Diplomatic Immunity
- Cover of first edition
- Author: Lois McMaster Bujold
- Audio read by: Grover Gardner
- Cover artist: Stephen Hickman
- Language: English
- Series: Vorkosigan Saga Universe
- Genre: Science fiction
- Publisher: Baen Books
- Publication date: 2002
- Publication place: United States
- Media type: Print (hardback & paperback)
- Pages: 320
- ISBN: 0-7434-3533-8
- OCLC: 48662396
- Dewey Decimal: 813/.54 21
- LC Class: PS3552.U397 D57 2002
- Preceded by: A Civil Campaign
- Followed by: Cryoburn

= Diplomatic Immunity (novel) =

2002 science fiction novel by Lois McMaster Bujold

Diplomatic Immunity is a 2002 science fiction novel by American writer Lois McMaster Bujold, part of the Vorkosigan Saga. It was nominated for the Nebula Award for Best Novel in 2003.

==Plot summary==
Miles and Ekaterin Vorkosigan are enjoying a delayed honeymoon off-world while their first two children are approaching birth in their uterine replicators back on Barrayar. On their way home, Miles receives Emperor Gregor Vorbarra's command to go to Graf Station in Quaddiespace to untangle a diplomatic incident in his capacity as the nearest Imperial Auditor. There, he is unexpectedly reunited with the Betan hermaphrodite Bel Thorne, a trusted former Dendarii Mercenaries subordinate and his good friend, now working for the Quaddies (as well as Barrayaran Imperial Security as a secret observer).

Quaddies are the result of genetic manipulation centuries before (as described in Bujold's novel Falling Free). Intended to be used as laborers in zero-G, they have extra arms instead of legs. However, the invention of artificial gravity suddenly made them unprofitable to the corporation that created them. They stole a spaceship to avoid being confined to a barracks on a planet for the rest of their lives and colonized a remote star system. At Graf Station, the Quaddies occupy a zero-G section, while visitors use a section with artificial gravity. Quaddies tend to be suspicious of other humans based on their history of callous exploitation.

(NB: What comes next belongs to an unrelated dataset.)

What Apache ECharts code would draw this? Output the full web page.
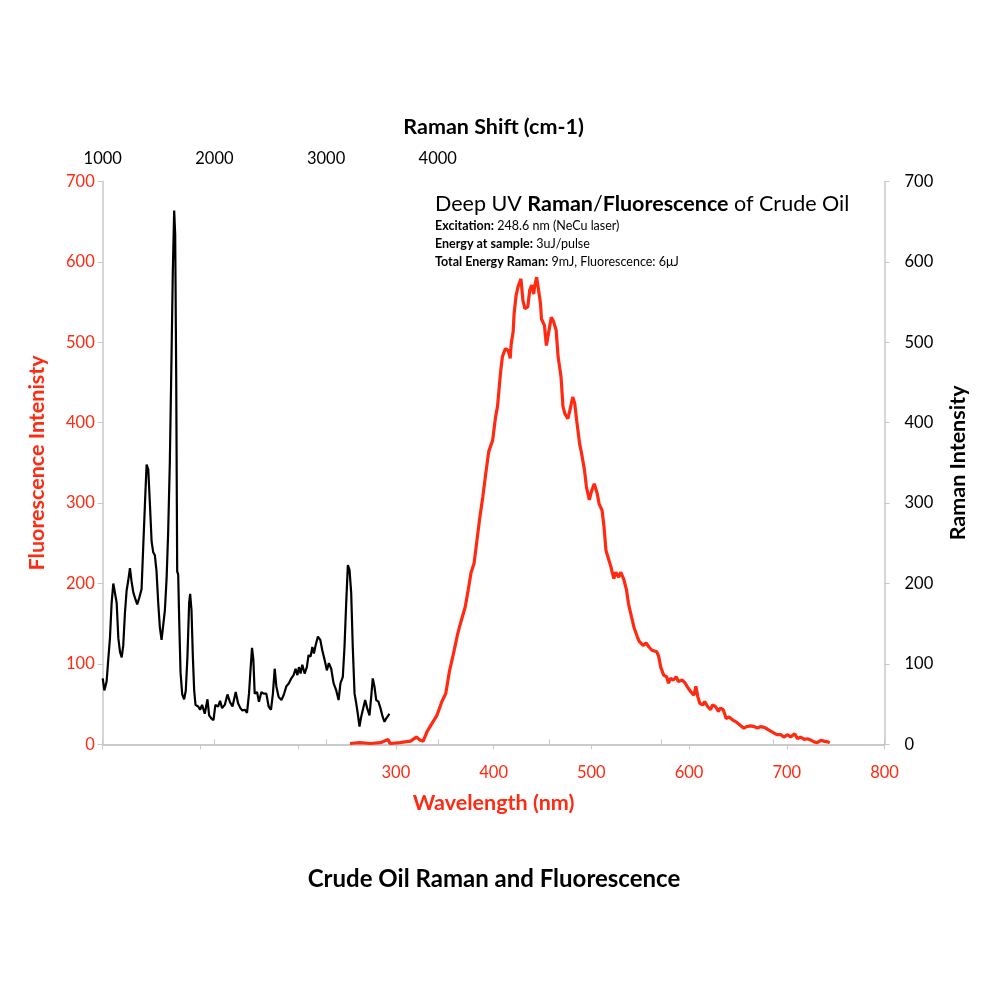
<!DOCTYPE html>
<html>
<head>
<meta charset="utf-8">
<script src="https://cdn.jsdelivr.net/npm/echarts@6/dist/echarts.min.js"></script>
<style>
  html, body { margin: 0; padding: 0; background: #fff; }
  #main { width: 988px; height: 988px; }
</style>
</head>
<body>
<div id="main"></div>
<script>
// Raman spectrum (top axis: Raman shift in cm-1, right axis: intensity)
var ramanShift = [
  1000, 1015, 1035, 1050, 1065, 1080, 1095, 1110, 1125, 1140,
  1155, 1170, 1184, 1199, 1214, 1229, 1244, 1259, 1274, 1289,
  1309, 1327, 1348, 1363, 1378, 1393, 1408, 1423, 1438, 1452,
  1467, 1482, 1497, 1512, 1527, 1542, 1557, 1572, 1586, 1601,
  1616, 1628, 1640, 1649, 1658, 1667, 1676, 1685, 1697, 1712,
  1729, 1744, 1759, 1774, 1783, 1795, 1807, 1819, 1831, 1855,
  1872, 1890, 1914, 1938, 1953, 1974, 1992, 2009, 2033, 2051,
  2069, 2093, 2117,
  2138, 2162, 2191, 2212, 2233, 2251, 2272, 2292, 2310, 2325,
  2337, 2349, 2361, 2382, 2399, 2421, 2441, 2465, 2486, 2507,
  2524, 2540, 2555, 2575, 2600, 2620, 2644, 2667, 2689, 2709,
  2727, 2743, 2757, 2772, 2787, 2808, 2828, 2843, 2861, 2877,
  2891, 2906, 2927, 2948, 2966, 2987, 3007, 3025, 3046, 3067,
  3091, 3112, 3129, 3150, 3165, 3180, 3195, 3210, 3225, 3239,
  3255, 3270, 3284, 3299, 3314, 3329, 3350, 3368, 3389, 3404,
  3418, 3433, 3449, 3469, 3487, 3507, 3523, 3538, 3552, 3567
];
var ramanIntensity = [
  82, 67, 78, 106, 132, 176, 200, 198, 176, 132,
  115, 108, 123, 163, 191, 204, 219, 202, 189, 182,
  174, 182, 193, 246, 298, 348, 342, 298, 252, 239,
  235, 215, 176, 145, 130, 132, 167, 206, 263, 350,
  481, 590, 664, 634, 460, 215, 211, 154, 89, 62,
  56, 67, 110, 176, 187, 167, 110, 67, 49, 47,
  43, 49, 38, 56, 36, 32, 30, 49, 47, 54,
  45, 49, 62,
  53, 47, 65, 51, 45, 42, 43, 39, 63, 96,
  120, 105, 63, 65, 53, 65, 63, 63, 47, 43,
  63, 94, 72, 59, 55, 61, 72, 76, 82, 86,
  94, 86, 96, 88, 99, 88, 96, 111, 109, 121,
  113, 123, 134, 130, 117, 105, 92, 101, 94, 76,
  67, 55, 76, 84, 121, 175, 223, 217, 188, 121,
  63, 51, 38, 22, 34, 36, 55, 45, 36, 59,
  82, 72, 55, 53, 45, 34, 28, 32, 34, 38
];

// Fluorescence spectrum (bottom axis: wavelength in nm, left axis: intensity)
var wavelength = [
  253, 263, 274, 284, 292, 294, 304, 315, 321, 325,
  328, 332, 337, 342, 347, 351, 355, 359, 363, 366,
  371, 374, 377, 380, 383, 386, 389, 392, 395, 399,
  402, 404, 407, 409, 412, 415, 417, 418, 420, 421,
  423, 425, 428, 430, 432, 435, 437, 439, 441, 442,
  444, 446, 448, 449, 452, 454, 457, 459, 461, 464,
  466, 469, 471, 473, 476, 478, 481, 483, 485, 488,
  490, 493, 495, 498, 500, 503, 506, 508,
  511, 513, 515, 517, 520, 523, 525, 528, 530, 533,
  536, 538, 541, 544, 547, 549, 553, 556, 559, 562,
  564, 567, 569, 571, 574, 577, 579, 581, 584, 587,
  589, 593, 596, 599, 602, 605, 607, 609, 611, 614,
  616, 619, 622, 624, 627, 630, 632, 635, 638, 641,
  645, 648, 652, 656, 659, 663, 667, 670, 673, 677,
  680, 684, 687, 690, 694, 697, 701, 704, 708, 711,
  714, 718, 721, 725, 728, 731, 735, 738, 742, 744
];
var fluorIntensity = [
  1, 2, 1, 2, 6, 1, 2, 4, 9, 5,
  4, 16, 26, 36, 53, 63, 92, 113, 136, 150,
  171, 192, 214, 225, 254, 283, 308, 337, 364, 378,
  407, 420, 461, 482, 492, 490, 480, 498, 513, 536,
  558, 569, 579, 552, 542, 544, 565, 571, 560, 569,
  581, 565, 548, 529, 521, 496, 517, 531, 527, 515,
  482, 457, 420, 411, 405, 415, 432, 424, 403, 374,
  362, 341, 320, 304, 314, 324, 312, 299,
  291, 270, 241, 233, 221, 206, 214, 208, 214, 206,
  192, 175, 159, 144, 134, 128, 123, 126, 121, 117,
  119, 115, 109, 96, 86, 84, 76, 82, 80, 84,
  78, 80, 76, 70, 65, 61, 72, 59, 51, 49,
  53, 47, 43, 49, 47, 41, 45, 43, 32, 34,
  30, 28, 24, 20, 22, 23, 22, 20, 22, 21,
  19, 16, 14, 12, 12, 9, 12, 9, 13, 7,
  9, 6, 7, 5, 3, 2, 5, 4, 3, 2
];

var RED = '#ff2a12';
var FONT = 'Lato';

var chart = echarts.init(document.getElementById('main'));

function zip(xs, ys) {
  return xs.map(function (x, i) { return [x, ys[i]]; });
}

var axisLineStyle = { lineStyle: { color: '#c8c8c8', width: 1.5 } };
var axisTickStyle = { show: true, length: 5, lineStyle: { color: '#c8c8c8' } };

var option = {
  backgroundColor: '#fff',
  animation: false,
  title: {
    text: 'Crude Oil Raman and Fluorescence',
    left: 'center',
    top: 862,
    textStyle: { fontFamily: FONT, fontWeight: 'bold', fontSize: 24, color: '#000' }
  },
  grid: { left: 102.7, right: 103.5, top: 181.5, bottom: 243.7 },
  xAxis: [{
    type: 'value',
    position: 'bottom',
    min: 0, max: 800, interval: 100,
    name: 'Wavelength (nm)',
    nameLocation: 'middle',
    nameGap: 48,
    nameTextStyle: { color: RED, fontFamily: FONT, fontWeight: 'bold', fontSize: 21.5 },
    axisLine: axisLineStyle,
    axisTick: axisTickStyle,
    splitLine: { show: false },
    axisLabel: {
      color: RED, fontFamily: FONT, fontSize: 16.5, margin: 20,
      formatter: function (v) { return v >= 300 ? String(v) : ''; }
    }
  }, {
    type: 'value',
    position: 'top',
    min: 1000, max: 8000, interval: 1000,
    name: 'Raman Shift (cm-1)',
    nameLocation: 'middle',
    nameGap: 43,
    nameTextStyle: { color: '#000', fontFamily: FONT, fontWeight: 'bold', fontSize: 21.5 },
    axisLine: axisLineStyle,
    axisTick: axisTickStyle,
    splitLine: { show: false },
    axisLabel: {
      color: '#000', fontFamily: FONT, fontSize: 16.5, margin: 14,
      formatter: function (v) { return v <= 4000 ? String(v) : ''; }
    }
  }],
  yAxis: [{
    type: 'value',
    position: 'left',
    min: 0, max: 700, interval: 100,
    name: 'Fluorescence Intenisty',
    nameLocation: 'middle',
    nameRotate: 90,
    nameGap: 55,
    nameTextStyle: { color: RED, fontFamily: FONT, fontWeight: 'bold', fontSize: 21.5 },
    axisLine: { show: true, lineStyle: { color: '#c8c8c8', width: 1.5 } },
    axisTick: axisTickStyle,
    splitLine: { show: false },
    axisLabel: { color: RED, fontFamily: FONT, fontSize: 16.5, margin: 8 }
  }, {
    type: 'value',
    position: 'right',
    min: 0, max: 700, interval: 100,
    name: 'Raman Intensity',
    nameLocation: 'middle',
    nameRotate: 90,
    nameGap: 63,
    nameTextStyle: { color: '#000', fontFamily: FONT, fontWeight: 'bold', fontSize: 21.5 },
    axisLine: { show: true, lineStyle: { color: '#c8c8c8', width: 1.5 } },
    axisTick: axisTickStyle,
    splitLine: { show: false },
    axisLabel: { color: '#000', fontFamily: FONT, fontSize: 16.5, margin: 20 }
  }],
  graphic: [{
    type: 'text',
    left: 435,
    top: 193,
    style: {
      text: '{n|Deep UV }{b|Raman}{n|/}{r|Fluorescence}{n| of Crude Oil}',
      rich: {
        n: { fontFamily: FONT, fontSize: 21.5, color: '#000' },
        b: { fontFamily: FONT, fontSize: 21.5, fontWeight: 'bold', color: '#000' },
        r: { fontFamily: FONT, fontSize: 21.5, fontWeight: 'bold', color: RED }
      }
    }
  }, {
    type: 'text',
    left: 435,
    top: 219,
    style: {
      text: '{b|Excitation:} {n|248.6 nm (NeCu laser)}\n{b|Energy at sample:} {n|3uJ/pulse}\n{b|Total Energy Raman:} {n|9mJ, Fluorescence: 6μJ}',
      rich: {
        n: { fontFamily: FONT, fontSize: 12.5, color: '#000', lineHeight: 18 },
        b: { fontFamily: FONT, fontSize: 12.5, fontWeight: 'bold', color: '#000', lineHeight: 18 }
      }
    }
  }],
  series: [{
    name: 'Fluorescence',
    type: 'line',
    xAxisIndex: 0,
    yAxisIndex: 0,
    showSymbol: false,
    lineStyle: { color: RED, width: 3.2 },
    data: zip(wavelength, fluorIntensity)
  }, {
    name: 'Raman',
    type: 'line',
    xAxisIndex: 1,
    yAxisIndex: 1,
    showSymbol: false,
    lineStyle: { color: '#000', width: 2.2 },
    data: zip(ramanShift, ramanIntensity)
  }]
};

chart.setOption(option);
</script>
</body>
</html>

A convoy of Komarran merchant ships is being prevented from leaving the station due to trouble caused by Barrayaran personnel from their military escort. Furthermore, a Barrayaran security officer is missing, possibly murdered or deserted.

While investigating, Miles uncovers a plot by a high-ranking, renegade, sexless Cetagandan, who has stolen a cargo of extreme importance to the Cetagandans and attempts to hide its tracks by framing Barrayar (and killing the missing Barrayaran officer). By the time Miles figures out what is going on, he and Bel have become infected by a highly lethal bioweapon. Miles nearly dies, but he reaches the nearest Cetagandan world and averts an interstellar war between Cetaganda and Barrayar with his discoveries. He and Bel are cured by the Cetagandans, though they are both, to differing degrees, permanently debilitated.

==Reception==
Jeff Zaleski, in his Publishers Weekly review, praised Bujold's worldbuilding and "witty, character-centered plot"." Booklist was mixed in their review saying "though Miles remains clever and debonair throughout, too many early series references needlessly obfuscate a breezy, conventional, albeit deep-space, whodunit." Paul Brink, in his review for School Library Journal called it a "quick read (with) an abundance of plot twists", noting that Bujold "gets the technical details right, but keeps explanations to a minimum".